▸ WRITTEN PROBLEM: Repeat every record below exactly, omitting any pictures.

▸ DATA RECORDS:
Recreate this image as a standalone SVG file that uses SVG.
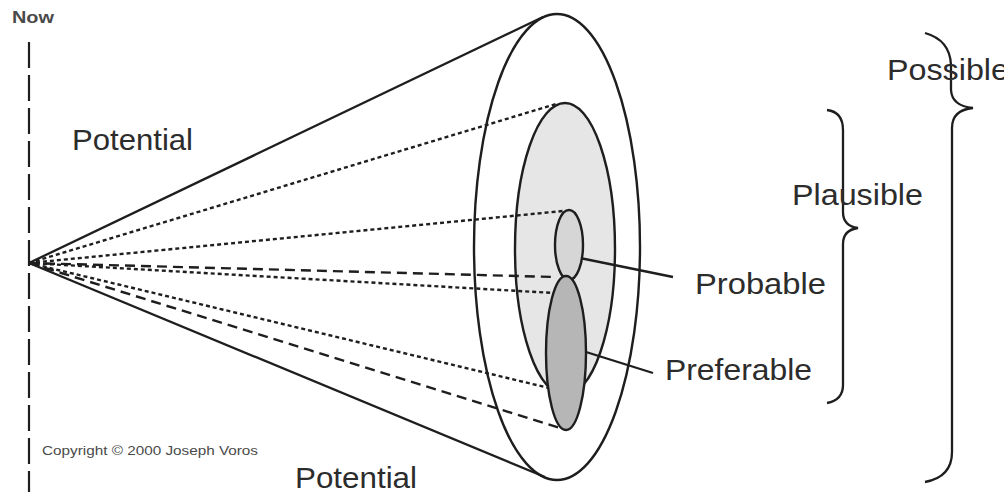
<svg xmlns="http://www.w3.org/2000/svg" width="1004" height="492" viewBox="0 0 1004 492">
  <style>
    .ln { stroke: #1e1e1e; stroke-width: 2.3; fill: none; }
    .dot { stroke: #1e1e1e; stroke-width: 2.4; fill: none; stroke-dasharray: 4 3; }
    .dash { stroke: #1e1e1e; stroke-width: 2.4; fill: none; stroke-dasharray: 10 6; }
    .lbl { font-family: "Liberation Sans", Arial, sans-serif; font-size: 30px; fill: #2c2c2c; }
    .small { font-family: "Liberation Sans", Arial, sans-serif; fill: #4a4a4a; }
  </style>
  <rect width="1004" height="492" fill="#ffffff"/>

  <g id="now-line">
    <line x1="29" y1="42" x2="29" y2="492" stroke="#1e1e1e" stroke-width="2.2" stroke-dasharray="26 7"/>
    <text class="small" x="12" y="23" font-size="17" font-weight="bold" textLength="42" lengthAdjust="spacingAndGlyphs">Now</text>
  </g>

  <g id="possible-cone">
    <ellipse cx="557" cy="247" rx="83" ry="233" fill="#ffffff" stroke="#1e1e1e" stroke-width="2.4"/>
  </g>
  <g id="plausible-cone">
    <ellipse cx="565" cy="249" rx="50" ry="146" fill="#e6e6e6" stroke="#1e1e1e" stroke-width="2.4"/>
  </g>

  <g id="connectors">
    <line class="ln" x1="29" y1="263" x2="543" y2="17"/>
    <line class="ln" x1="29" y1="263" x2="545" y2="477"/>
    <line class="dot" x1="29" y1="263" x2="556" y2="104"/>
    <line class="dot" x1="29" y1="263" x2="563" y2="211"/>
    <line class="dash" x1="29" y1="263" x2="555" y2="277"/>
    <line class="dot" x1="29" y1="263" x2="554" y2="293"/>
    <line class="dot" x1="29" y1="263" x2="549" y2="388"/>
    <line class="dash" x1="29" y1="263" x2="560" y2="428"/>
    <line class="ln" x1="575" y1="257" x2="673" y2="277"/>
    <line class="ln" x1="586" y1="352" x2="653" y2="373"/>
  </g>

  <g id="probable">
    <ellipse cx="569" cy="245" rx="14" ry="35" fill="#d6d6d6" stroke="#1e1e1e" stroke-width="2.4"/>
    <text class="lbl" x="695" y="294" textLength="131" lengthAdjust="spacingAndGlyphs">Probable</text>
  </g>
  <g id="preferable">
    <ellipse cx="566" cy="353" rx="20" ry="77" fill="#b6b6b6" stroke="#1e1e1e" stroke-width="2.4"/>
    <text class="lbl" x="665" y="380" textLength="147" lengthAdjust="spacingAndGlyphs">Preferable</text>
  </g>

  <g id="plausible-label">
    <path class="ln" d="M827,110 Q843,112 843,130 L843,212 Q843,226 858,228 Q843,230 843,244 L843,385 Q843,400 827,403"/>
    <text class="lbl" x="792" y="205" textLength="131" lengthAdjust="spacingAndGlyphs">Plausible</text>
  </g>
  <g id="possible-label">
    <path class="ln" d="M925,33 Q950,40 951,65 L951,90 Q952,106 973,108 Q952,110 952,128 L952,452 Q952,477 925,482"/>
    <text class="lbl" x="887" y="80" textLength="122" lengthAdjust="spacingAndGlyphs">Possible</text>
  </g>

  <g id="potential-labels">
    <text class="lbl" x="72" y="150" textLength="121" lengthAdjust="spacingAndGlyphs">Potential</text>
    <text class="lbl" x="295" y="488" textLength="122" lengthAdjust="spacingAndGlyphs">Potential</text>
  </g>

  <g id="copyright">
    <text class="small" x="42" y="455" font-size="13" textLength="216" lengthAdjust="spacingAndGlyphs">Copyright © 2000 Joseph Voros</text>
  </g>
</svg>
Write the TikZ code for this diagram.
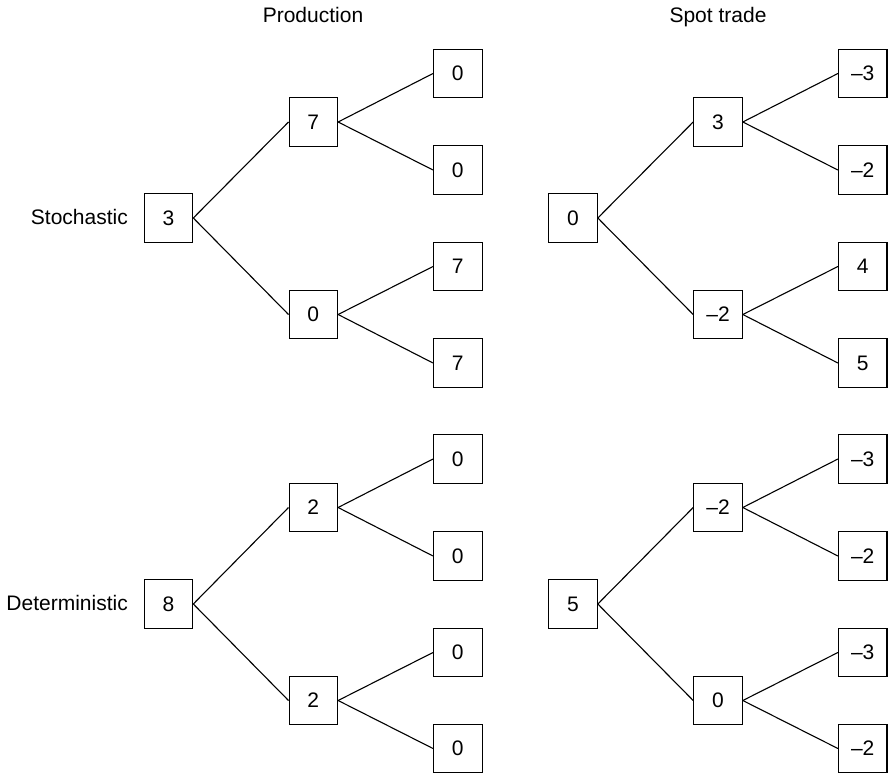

▸ EXERCISE OUTPUT:
Recreate this image as a standalone SVG file that uses SVG.
<svg xmlns="http://www.w3.org/2000/svg" width="1004" height="492" viewBox="0 0 1004 492">
  <style>
    .ln { stroke: #1e1e1e; stroke-width: 2.3; fill: none; }
    .dot { stroke: #1e1e1e; stroke-width: 2.4; fill: none; stroke-dasharray: 4 3; }
    .dash { stroke: #1e1e1e; stroke-width: 2.4; fill: none; stroke-dasharray: 10 6; }
    .lbl { font-family: "Liberation Sans", Arial, sans-serif; font-size: 30px; fill: #2c2c2c; }
    .small { font-family: "Liberation Sans", Arial, sans-serif; fill: #4a4a4a; }
  </style>
  <rect width="1004" height="492" fill="#ffffff"/>

  <g id="now-line">
    <line x1="29" y1="42" x2="29" y2="492" stroke="#1e1e1e" stroke-width="2.2" stroke-dasharray="26 7"/>
    <text class="small" x="12" y="23" font-size="17" font-weight="bold" textLength="42" lengthAdjust="spacingAndGlyphs">Now</text>
  </g>

  <g id="possible-cone">
    <ellipse cx="557" cy="247" rx="83" ry="233" fill="#ffffff" stroke="#1e1e1e" stroke-width="2.4"/>
  </g>
  <g id="plausible-cone">
    <ellipse cx="565" cy="249" rx="50" ry="146" fill="#e6e6e6" stroke="#1e1e1e" stroke-width="2.4"/>
  </g>

  <g id="connectors">
    <line class="ln" x1="29" y1="263" x2="543" y2="17"/>
    <line class="ln" x1="29" y1="263" x2="545" y2="477"/>
    <line class="dot" x1="29" y1="263" x2="556" y2="104"/>
    <line class="dot" x1="29" y1="263" x2="563" y2="211"/>
    <line class="dash" x1="29" y1="263" x2="555" y2="277"/>
    <line class="dot" x1="29" y1="263" x2="554" y2="293"/>
    <line class="dot" x1="29" y1="263" x2="549" y2="388"/>
    <line class="dash" x1="29" y1="263" x2="560" y2="428"/>
    <line class="ln" x1="575" y1="257" x2="673" y2="277"/>
    <line class="ln" x1="586" y1="352" x2="653" y2="373"/>
  </g>

  <g id="probable">
    <ellipse cx="569" cy="245" rx="14" ry="35" fill="#d6d6d6" stroke="#1e1e1e" stroke-width="2.4"/>
    <text class="lbl" x="695" y="294" textLength="131" lengthAdjust="spacingAndGlyphs">Probable</text>
  </g>
  <g id="preferable">
    <ellipse cx="566" cy="353" rx="20" ry="77" fill="#b6b6b6" stroke="#1e1e1e" stroke-width="2.4"/>
    <text class="lbl" x="665" y="380" textLength="147" lengthAdjust="spacingAndGlyphs">Preferable</text>
  </g>

  <g id="plausible-label">
    <path class="ln" d="M827,110 Q843,112 843,130 L843,212 Q843,226 858,228 Q843,230 843,244 L843,385 Q843,400 827,403"/>
    <text class="lbl" x="792" y="205" textLength="131" lengthAdjust="spacingAndGlyphs">Plausible</text>
  </g>
  <g id="possible-label">
    <path class="ln" d="M925,33 Q950,40 951,65 L951,90 Q952,106 973,108 Q952,110 952,128 L952,452 Q952,477 925,482"/>
    <text class="lbl" x="887" y="80" textLength="122" lengthAdjust="spacingAndGlyphs">Possible</text>
  </g>

  <g id="potential-labels">
    <text class="lbl" x="72" y="150" textLength="121" lengthAdjust="spacingAndGlyphs">Potential</text>
    <text class="lbl" x="295" y="488" textLength="122" lengthAdjust="spacingAndGlyphs">Potential</text>
  </g>

  <g id="copyright">
    <text class="small" x="42" y="455" font-size="13" textLength="216" lengthAdjust="spacingAndGlyphs">Copyright © 2000 Joseph Voros</text>
  </g>
</svg>
Write the TikZ code for this diagram.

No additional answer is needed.